=== Raw data ===

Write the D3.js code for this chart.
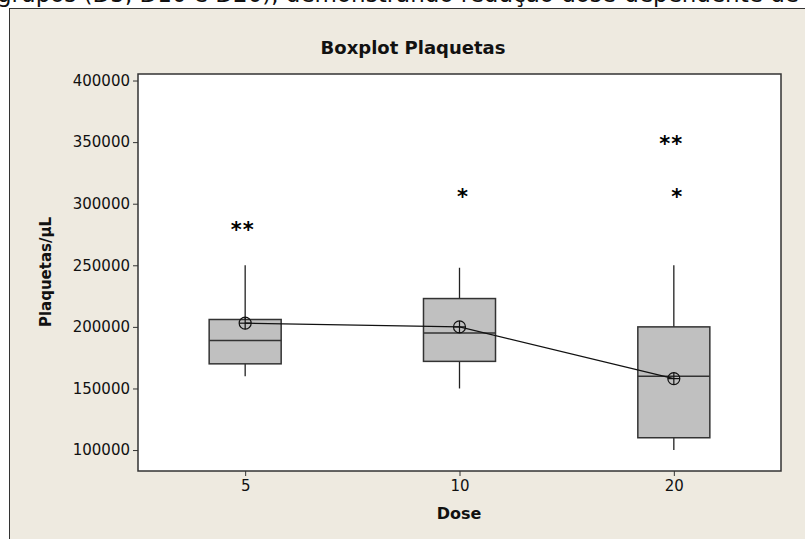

==

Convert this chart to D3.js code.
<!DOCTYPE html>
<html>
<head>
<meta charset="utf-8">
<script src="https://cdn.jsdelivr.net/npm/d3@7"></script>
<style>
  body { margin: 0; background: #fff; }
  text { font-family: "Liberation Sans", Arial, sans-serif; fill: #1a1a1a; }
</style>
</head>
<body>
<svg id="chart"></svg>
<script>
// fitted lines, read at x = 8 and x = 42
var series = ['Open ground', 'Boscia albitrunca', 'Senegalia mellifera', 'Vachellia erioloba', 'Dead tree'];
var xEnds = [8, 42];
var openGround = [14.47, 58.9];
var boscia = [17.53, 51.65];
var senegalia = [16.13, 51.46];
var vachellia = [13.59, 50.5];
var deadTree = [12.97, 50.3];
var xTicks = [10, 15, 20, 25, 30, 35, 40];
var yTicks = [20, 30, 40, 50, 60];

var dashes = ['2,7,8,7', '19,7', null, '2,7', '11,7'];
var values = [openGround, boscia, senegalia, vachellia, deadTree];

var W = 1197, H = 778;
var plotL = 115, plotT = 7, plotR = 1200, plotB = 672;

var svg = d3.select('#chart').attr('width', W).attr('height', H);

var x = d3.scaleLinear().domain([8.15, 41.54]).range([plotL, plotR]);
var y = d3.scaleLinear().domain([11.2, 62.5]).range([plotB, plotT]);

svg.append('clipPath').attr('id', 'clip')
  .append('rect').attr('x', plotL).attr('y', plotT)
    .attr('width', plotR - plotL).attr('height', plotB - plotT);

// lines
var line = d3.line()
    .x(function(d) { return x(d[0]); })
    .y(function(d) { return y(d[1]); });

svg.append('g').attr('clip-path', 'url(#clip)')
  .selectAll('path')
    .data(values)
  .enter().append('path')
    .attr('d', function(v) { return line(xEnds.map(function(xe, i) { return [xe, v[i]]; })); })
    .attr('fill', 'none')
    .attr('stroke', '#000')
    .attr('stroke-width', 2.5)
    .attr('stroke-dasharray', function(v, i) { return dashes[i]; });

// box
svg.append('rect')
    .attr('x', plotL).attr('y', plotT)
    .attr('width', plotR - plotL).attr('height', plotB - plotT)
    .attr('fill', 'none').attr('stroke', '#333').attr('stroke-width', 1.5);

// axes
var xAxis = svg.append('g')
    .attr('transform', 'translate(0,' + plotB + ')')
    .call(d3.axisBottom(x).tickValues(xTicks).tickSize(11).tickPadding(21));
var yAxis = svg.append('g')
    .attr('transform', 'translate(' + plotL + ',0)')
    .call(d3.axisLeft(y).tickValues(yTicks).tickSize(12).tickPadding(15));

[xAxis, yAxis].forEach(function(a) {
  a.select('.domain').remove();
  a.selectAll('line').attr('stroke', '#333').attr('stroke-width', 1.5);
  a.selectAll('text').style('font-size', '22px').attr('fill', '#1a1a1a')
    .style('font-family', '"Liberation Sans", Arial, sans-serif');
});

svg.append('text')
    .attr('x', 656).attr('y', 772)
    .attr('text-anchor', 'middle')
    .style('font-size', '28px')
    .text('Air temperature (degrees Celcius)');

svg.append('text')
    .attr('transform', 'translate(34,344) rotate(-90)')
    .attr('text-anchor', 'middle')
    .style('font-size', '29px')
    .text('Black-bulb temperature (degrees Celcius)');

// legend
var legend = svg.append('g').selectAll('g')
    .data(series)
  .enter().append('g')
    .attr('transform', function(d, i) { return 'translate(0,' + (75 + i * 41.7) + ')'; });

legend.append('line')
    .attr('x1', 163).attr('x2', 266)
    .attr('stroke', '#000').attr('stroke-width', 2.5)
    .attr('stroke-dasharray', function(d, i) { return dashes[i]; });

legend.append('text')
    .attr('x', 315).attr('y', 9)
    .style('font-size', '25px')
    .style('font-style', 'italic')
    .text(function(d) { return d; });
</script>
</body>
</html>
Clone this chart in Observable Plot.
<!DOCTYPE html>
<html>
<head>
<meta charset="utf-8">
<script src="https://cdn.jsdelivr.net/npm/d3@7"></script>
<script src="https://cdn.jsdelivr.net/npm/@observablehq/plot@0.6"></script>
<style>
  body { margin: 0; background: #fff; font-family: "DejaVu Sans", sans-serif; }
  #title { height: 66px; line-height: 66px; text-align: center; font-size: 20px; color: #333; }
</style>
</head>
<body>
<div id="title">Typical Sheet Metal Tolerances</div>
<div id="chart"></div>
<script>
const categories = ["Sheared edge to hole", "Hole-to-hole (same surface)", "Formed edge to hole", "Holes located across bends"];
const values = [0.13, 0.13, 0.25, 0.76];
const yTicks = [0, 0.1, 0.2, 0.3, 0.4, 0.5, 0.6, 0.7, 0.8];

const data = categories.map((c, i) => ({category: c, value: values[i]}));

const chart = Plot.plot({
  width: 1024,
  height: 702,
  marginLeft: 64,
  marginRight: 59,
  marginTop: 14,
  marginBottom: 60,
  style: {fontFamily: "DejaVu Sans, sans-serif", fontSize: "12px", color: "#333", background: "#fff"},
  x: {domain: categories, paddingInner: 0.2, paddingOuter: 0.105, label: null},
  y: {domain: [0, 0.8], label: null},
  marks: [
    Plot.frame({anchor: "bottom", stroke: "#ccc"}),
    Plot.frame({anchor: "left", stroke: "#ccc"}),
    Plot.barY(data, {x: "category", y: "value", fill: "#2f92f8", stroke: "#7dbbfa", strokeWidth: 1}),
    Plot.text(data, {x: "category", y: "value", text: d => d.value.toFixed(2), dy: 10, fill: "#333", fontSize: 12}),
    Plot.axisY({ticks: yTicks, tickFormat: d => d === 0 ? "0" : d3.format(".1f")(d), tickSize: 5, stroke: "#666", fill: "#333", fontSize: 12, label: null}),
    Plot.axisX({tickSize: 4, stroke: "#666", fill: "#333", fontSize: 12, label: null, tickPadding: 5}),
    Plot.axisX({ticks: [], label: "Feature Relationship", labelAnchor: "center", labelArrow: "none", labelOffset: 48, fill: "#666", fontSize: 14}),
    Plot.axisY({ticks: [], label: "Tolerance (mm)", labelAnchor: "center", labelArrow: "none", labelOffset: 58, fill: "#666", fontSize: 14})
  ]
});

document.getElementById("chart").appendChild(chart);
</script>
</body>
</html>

=== Directions for this task ===
Look above for the line that contains "Convert this chart to D3.js code.". Starting there, transcribe every line exactly until you have copied the line that contains "d3.select('#chart').attr('width', W).attr('height', H);".

=== Full solution ===
Convert this chart to D3.js code.
<!DOCTYPE html>
<html>
<head>
<meta charset="utf-8">
<script src="https://cdn.jsdelivr.net/npm/d3@7"></script>
<style>
  body { margin: 0; background: #fff; }
  text { font-family: "Liberation Sans", Arial, sans-serif; fill: #1a1a1a; }
</style>
</head>
<body>
<svg id="chart"></svg>
<script>
// fitted lines, read at x = 8 and x = 42
var series = ['Open ground', 'Boscia albitrunca', 'Senegalia mellifera', 'Vachellia erioloba', 'Dead tree'];
var xEnds = [8, 42];
var openGround = [14.47, 58.9];
var boscia = [17.53, 51.65];
var senegalia = [16.13, 51.46];
var vachellia = [13.59, 50.5];
var deadTree = [12.97, 50.3];
var xTicks = [10, 15, 20, 25, 30, 35, 40];
var yTicks = [20, 30, 40, 50, 60];

var dashes = ['2,7,8,7', '19,7', null, '2,7', '11,7'];
var values = [openGround, boscia, senegalia, vachellia, deadTree];

var W = 1197, H = 778;
var plotL = 115, plotT = 7, plotR = 1200, plotB = 672;

var svg = d3.select('#chart').attr('width', W).attr('height', H);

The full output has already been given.